Julie and Jim Jumbelic's daughter Jennifer had three baby sitters before the working couple decided to let a national business conglomerate have the job of caring for their 8-year-old daughter.

"I needed eight hours of day care and I needed eight hours of quality," said Julie Jumbelic of Alexandria, whose daughter and son attend one of the area's 15 Children's World centers, part of a national child care chain.

In the Washington area, parents shopping for child care will increasingly be able to do so among national chains trying to tap one of the nation's largest pools of two-career couples and single working mothers who need child care. In the Washington area, 52 percent of women with young children work outside the home.

"It's quite a booming market," said Dinah McElfresh, spokeswoman for the National Association of Child Care Managers.

But the market is not equal in all areas, according to the experts. The for-profit child care business is growing fastest in Northern Virginia, especially Fairfax County, where industry officials say zoning regulations and reasonably priced land make the situation more attractive than in Maryland and the District.

Few of the national chains plan to do business in the District, where 60,000 children need day care, according to a city government report.

"Land prices in the District are really absolutely prohibitive," said John Quaintance of the Houston-based Daybridge Learning Centers. He said strict zoning regulations in the District and Maryland also make those areas less appealing than Virginia.

Those within the industry say locating in the Washington suburbs is also good business because many parents, who work in the city but live outside of it, prefer to have their children cared for close to home, sparing them the rush-hour commutes.

Custom-built centers with such names as Children's World and Kinder Care are popping up like fast food outlets. These centers emphasize the importance of "quality" care in new facilities with brightly painted rooms and well-equipped playgrounds, hot meals, educational programs and professionally trained staff.

Ann Muscari, vice president of Kinder Care, the largest child care chain in the country with headquarters in Montgomery, Ala., said the number of young middle-class families in Northern Virginia is a tremendous draw.

"Of course it has to do with what people can afford," Muscari said.

"There are many, many affluent two-career families with a strong desire for quality child care," added Jim Reynolds, spokesman for the Gerber Learning Centers, a subsidiary of the baby food company.

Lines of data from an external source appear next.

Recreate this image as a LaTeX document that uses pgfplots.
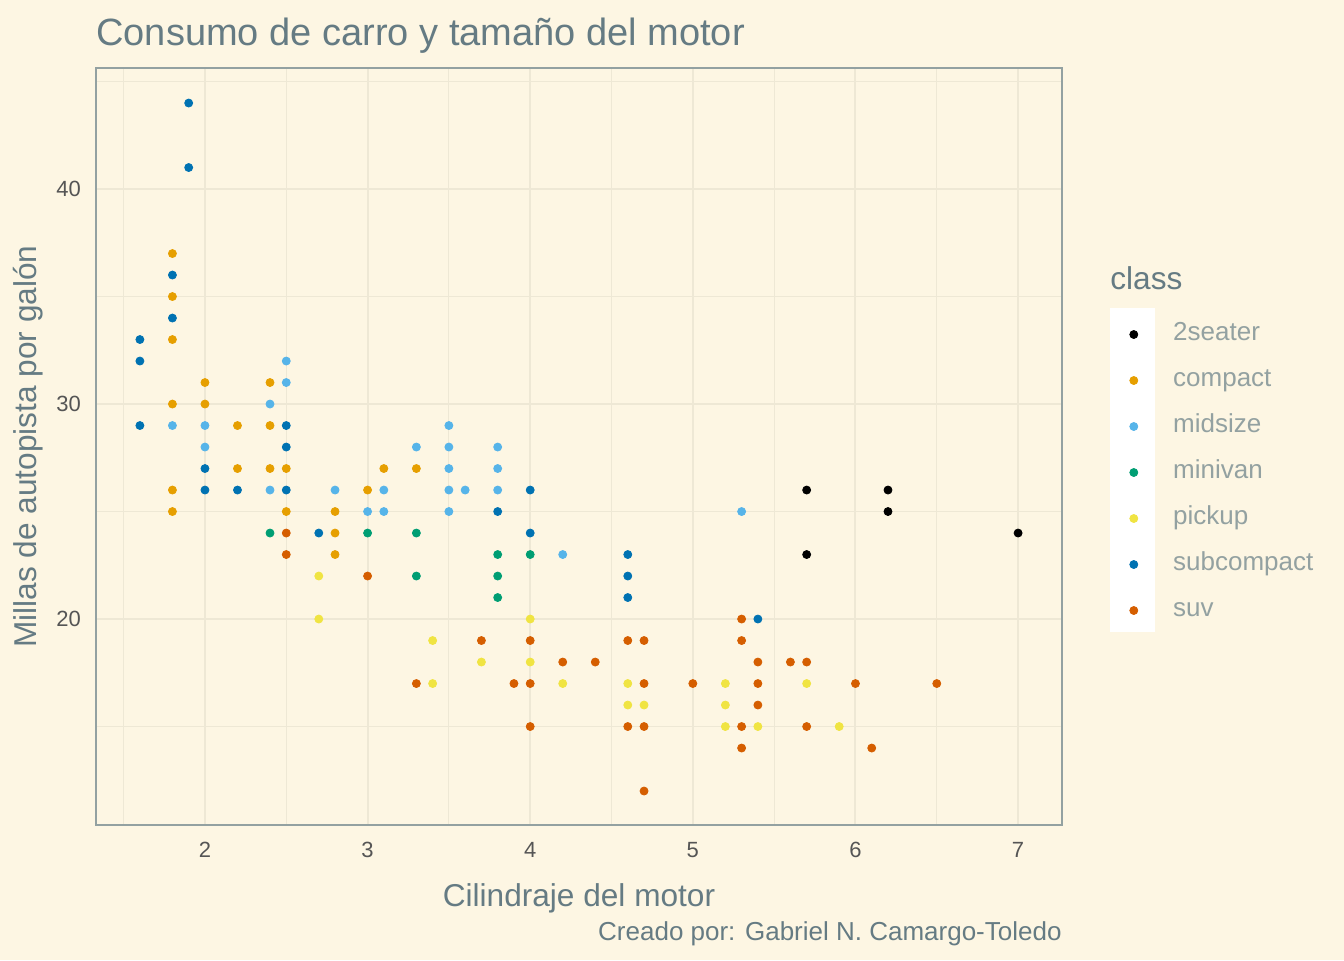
\documentclass[border=0pt]{standalone}
\usepackage{pgfplots}
\pgfplotsset{compat=1.18}
\usepackage{fontspec}
\setmainfont{Liberation Sans}
\definecolor{bg}{HTML}{FDF6E3}
\definecolor{gridc}{HTML}{EEE8D5}
\definecolor{frame}{HTML}{93A1A1}
\definecolor{txt}{HTML}{657B83}
\definecolor{tick}{HTML}{555555}
\definecolor{c1}{HTML}{000000}
\definecolor{c2}{HTML}{E69F00}
\definecolor{c3}{HTML}{56B4E9}
\definecolor{c4}{HTML}{009E73}
\definecolor{c5}{HTML}{F0E442}
\definecolor{c6}{HTML}{0072B2}
\definecolor{c7}{HTML}{D55E00}
\pgfplotsset{pt/.style={only marks, mark=*, mark size=2pt, draw=#1, fill=#1, mark options={draw=#1, fill=#1}}}
\begin{document}
\begin{tikzpicture}
\fill[bg] (0,0) rectangle (672pt,480pt);
\fill[white] (555pt,164pt) rectangle (577.5pt,326pt);
\node[anchor=base west,font=\fontsize{19pt}{22pt}\selectfont,text=txt,inner sep=0] at (48pt,457pt) {Consumo de carro y tamaño del motor};
\node[anchor=base east,font=\fontsize{13pt}{15pt}\selectfont,text=txt,inner sep=0] at (531pt,10pt) {Creado por: Gabriel N. Camargo-Toledo};
\node[anchor=base west,font=\fontsize{15.8pt}{18pt}\selectfont,text=txt,inner sep=0] at (555pt,335pt) {class};
\begin{axis}[
  at={(48pt,67.5pt)}, anchor=south west, scale only axis,
  width=483pt, height=378.5pt,
  xmin=1.33, xmax=7.27, ymin=10.42, ymax=45.63,
  xtick={2,3,4,5,6,7}, ytick={20,30,40},
  minor xtick={1.5,2.5,3.5,4.5,5.5,6.5}, minor ytick={15,25,35,45},
  grid=both,
  major grid style={gridc, line width=1pt},
  minor grid style={gridc, line width=0.5pt},
  axis line style={frame, line width=0.8pt},
  tick style={draw=none},
  ticklabel style={font=\fontsize{11pt}{13pt}\selectfont, text=tick},
  xticklabel style={yshift=-5pt},
  yticklabel style={xshift=-4pt},
  /pgf/number format/assume math mode=true,
  xlabel={Cilindraje del motor}, ylabel={Millas de autopista por galón},
  label style={font=\fontsize{15.8pt}{18pt}\selectfont, text=txt},
  xlabel style={yshift=-6pt}, ylabel style={yshift=0pt},
  legend cell align=left,
  legend style={at={(1.0497,0.663)}, anchor=north west, draw=none, fill=none,
    font=\fontsize{13pt}{15pt}\selectfont, text=frame, inner sep=0pt,
    nodes={inner sep=0pt, text height=8.6pt, text depth=2.4pt},
    row sep=12pt, column sep=8.5pt},
  legend image code/.code={\path (0pt,0pt) (22.5pt,0pt); \draw[#1] plot coordinates {(11.5pt,0pt)};},
]
\addplot[pt=c1] coordinates {(5.7,26)(5.7,23)(6.2,26)(6.2,25)(7,24)};
\addlegendentry{2seater}
\addplot[pt=c2] coordinates {(1.8,37)(1.8,35)(1.8,33)(1.8,30)(1.8,26)(1.8,25)(2,31)(2,30)(2.2,29)(2.2,27)(2.4,31)(2.4,29)(2.4,27)(2.5,27)(2.5,25)(2.8,25)(2.8,24)(2.8,23)(3,26)(3.1,27)(3.3,27)};
\addlegendentry{compact}
\addplot[pt=c3] coordinates {(1.8,29)(2,29)(2,28)(2.4,30)(2.4,26)(2.5,32)(2.5,31)(2.8,26)(3,25)(3.1,26)(3.1,25)(3.3,28)(3.5,29)(3.5,28)(3.5,27)(3.5,26)(3.5,25)(3.6,26)(3.8,28)(3.8,27)(3.8,26)(4.2,23)(5.3,25)};
\addlegendentry{midsize}
\addplot[pt=c4] coordinates {(2.4,24)(3,24)(3.3,24)(3.3,22)(3.8,23)(3.8,22)(3.8,21)(4,23)};
\addlegendentry{minivan}
\addplot[pt=c5] coordinates {(2.7,22)(2.7,20)(3.4,19)(3.4,17)(3.7,18)(4,20)(4,18)(4.2,17)(4.6,17)(4.6,16)(4.7,16)(5.2,17)(5.2,16)(5.2,15)(5.4,15)(5.7,17)(5.9,15)};
\addlegendentry{pickup}
\addplot[pt=c6] coordinates {(1.6,33)(1.6,32)(1.6,29)(1.8,36)(1.8,34)(1.9,44)(1.9,41)(2,27)(2,26)(2.2,26)(2.5,29)(2.5,28)(2.5,26)(2.7,24)(3.8,25)(4,26)(4,24)(4.6,23)(4.6,22)(4.6,21)(5.4,20)};
\addlegendentry{subcompact}
\addplot[pt=c7] coordinates {(2.5,24)(2.5,23)(3,22)(3.3,17)(3.7,19)(3.9,17)(4,19)(4,17)(4,15)(4.2,18)(4.4,18)(4.6,19)(4.6,15)(4.7,19)(4.7,17)(4.7,15)(4.7,12)(5,17)(5.3,20)(5.3,19)(5.3,15)(5.3,14)(5.4,18)(5.4,17)(5.4,16)(5.6,18)(5.7,18)(5.7,15)(6,17)(6.1,14)(6.5,17)};
\addlegendentry{suv}
\end{axis}
\end{tikzpicture}
\end{document}
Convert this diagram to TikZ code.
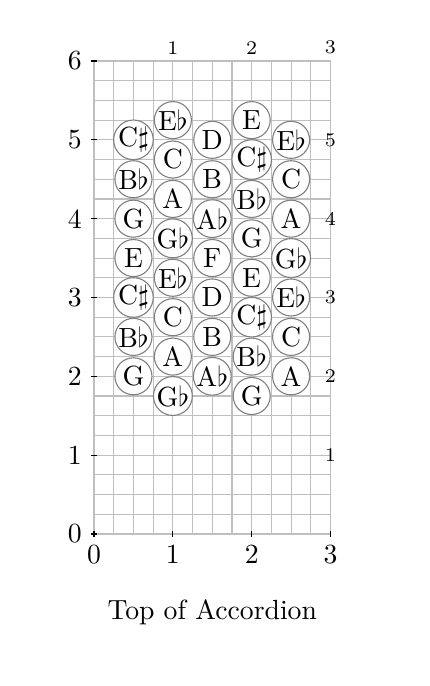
\documentclass[tikz,border=0pt]{standalone}
\begin{document}
\begin{tikzpicture}[x=1cm,y=1cm,
  gridline/.style={draw=black!25, line width=0.4pt},
  note/.style={circle, draw=black!50, fill=white, line width=0.4pt, minimum size=0.47cm, inner sep=0pt, font=\normalsize},
  ticklabel/.style={inner sep=0pt, font=\normalsize},
  smalllabel/.style={inner sep=0pt, font=\scriptsize},
  tickmark/.style={draw=black, line width=0.4pt}]
\useasboundingbox (-1.193,-1.929) rectangle (4.251,6.774);
% grid
\foreach \i in {0,...,12} {
  \draw[gridline] ({\i/4},0) -- ({\i/4},6);
}
\foreach \j in {0,...,24} {
  \draw[gridline] (0,{\j/4}) -- (3,{\j/4});
}
% ticks
\foreach \y in {0,...,6} {
  \draw[tickmark] (-0.04,\y) -- (0.04,\y);
  \node[ticklabel, anchor=east] (yl\y) at (-0.15,\y) {\y};
}
\foreach \x in {0,...,3} {
  \draw[tickmark] (\x,-0.04) -- (\x,0.04);
  \node[ticklabel, anchor=north] (xl\x) at (\x,-0.14) {\x};
}
\foreach \x in {1,2,3} {
  \node[smalllabel] (tl\x) at (\x,6.17) {\x};
}
\foreach \y in {1,...,5} {
  \node[smalllabel] (rl\y) at (3,\y) {\y};
}
% notes
\foreach \y/\t [count=\i] in {2/G, 2.5/B$\flat$, 3/C$\sharp$, 3.5/E, 4/G, 4.5/B$\flat$, 5/C$\sharp$} {
  \node[note] (a\i) at (0.5,\y) {\t};
}
\foreach \y/\t [count=\i] in {1.75/G$\flat$, 2.25/A, 2.75/C, 3.25/E$\flat$, 3.75/G$\flat$, 4.25/A, 4.75/C, 5.25/E$\flat$} {
  \node[note] (b\i) at (1,\y) {\t};
}
\foreach \y/\t [count=\i] in {2/A$\flat$, 2.5/B, 3/D, 3.5/F, 4/A$\flat$, 4.5/B, 5/D} {
  \node[note] (c\i) at (1.5,\y) {\t};
}
\foreach \y/\t [count=\i] in {1.75/G, 2.25/B$\flat$, 2.75/C$\sharp$, 3.25/E, 3.75/G, 4.25/B$\flat$, 4.75/C$\sharp$, 5.25/E} {
  \node[note] (d\i) at (2,\y) {\t};
}
\foreach \y/\t [count=\i] in {2/A, 2.5/C, 3/E$\flat$, 3.5/G$\flat$, 4/A, 4.5/C, 5/E$\flat$} {
  \node[note] (e\i) at (2.5,\y) {\t};
}
\node[font=\normalsize, anchor=base] (title) at (1.5,-1.08) {Top of Accordion};
\end{tikzpicture}
\end{document}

Kinder Care and Children's World alone, among the nation's biggest chains, are corporate nannies to more than 7,000 infants and preschoolers in 65 centers in Northern Virginia and Maryland. The two companies plan as many as 50 new centers here in the next five years.

Other chains, such as the Houston-based Daybridge Learning Centers, are to open centers in Northern Virginia next year. Gerber Learning Centers plans to acquire four child care centers in Maryland this week, a spokesman said, and is scouting real estate to build new ones in the future.

Fees at centers such as Children's World, typically sprawling new facilities on half-acres sites, can begin at $72 a week for full-time care for toddlers. Not all of the chains offer infant care, but those that do charge up to $100 a week.

The average cost of full-time day care throughout the Washington area is $65 a week, according to a study by the Washington Metropolitan Council of Governments' child care network.

All licensed day care operators, even the mother looking after a group of children in her home, are required to meet local standards for the number of children per adult, the amount of space per child, and bathroom and eating facilities.

But the profit-making child care industry is going after middle-income, two-career couples who will pay for special services not usually available in independent or nonprofit centers.

At Kinder Care, parents receive daily, written reports on how a child ate, slept and socialized -- even how often diapers were changed.

At the Children's World center, plump couches and chairs in some of the brightly decorated classrooms make the environment homey. Computer and gymnastics classes are available, and day care is more like day camp during the summer, with trips and other special activities. A van takes children in the extended day program to school and picks them up.

Jumbelic's children, ages 8 and 6, attend the Annandale Children's World before and after school. Jumbelic said she likes the convenience of the center's 6:30 a.m. to 6:30 p.m. schedule and the guarantee that care will be available on holidays and in bad weather.

The popularity of the centers and the demand for child care in the area are apparent. Parents in the Hayfield section of Fairfax County started trying to register their children last fall, before the building of a Kinder Care center was begun there.

Waiting lists at Children's World centers, with average enrollments of 125 children, can stretch to five months.

People are reluctant to criticize proprietary child care because of the dire need for the services. But some question whether services or teachers salaries will be cut at the centers in order to assure a healthy bottom line.

Those in the industry say those concerns are unjustified because they must please their customers -- parents -- in order to stay in business. And at an individual center, the corporate image fades in the midst of the bright-faced children.

A small group of toddlers at the Annandale Children's World spent a recent morning pushing toys, knocking over blocks and looking at picture books in an unstructured play session. The adult in charge, known as "Miss Sissy," spent much of her time on the carpeted floor tying shoes and engaging in baby talk.

"Tell those feet to be still, tell them not to get you in trouble," she directed a youngster who preferred running to walking, as she bribed him with a hug.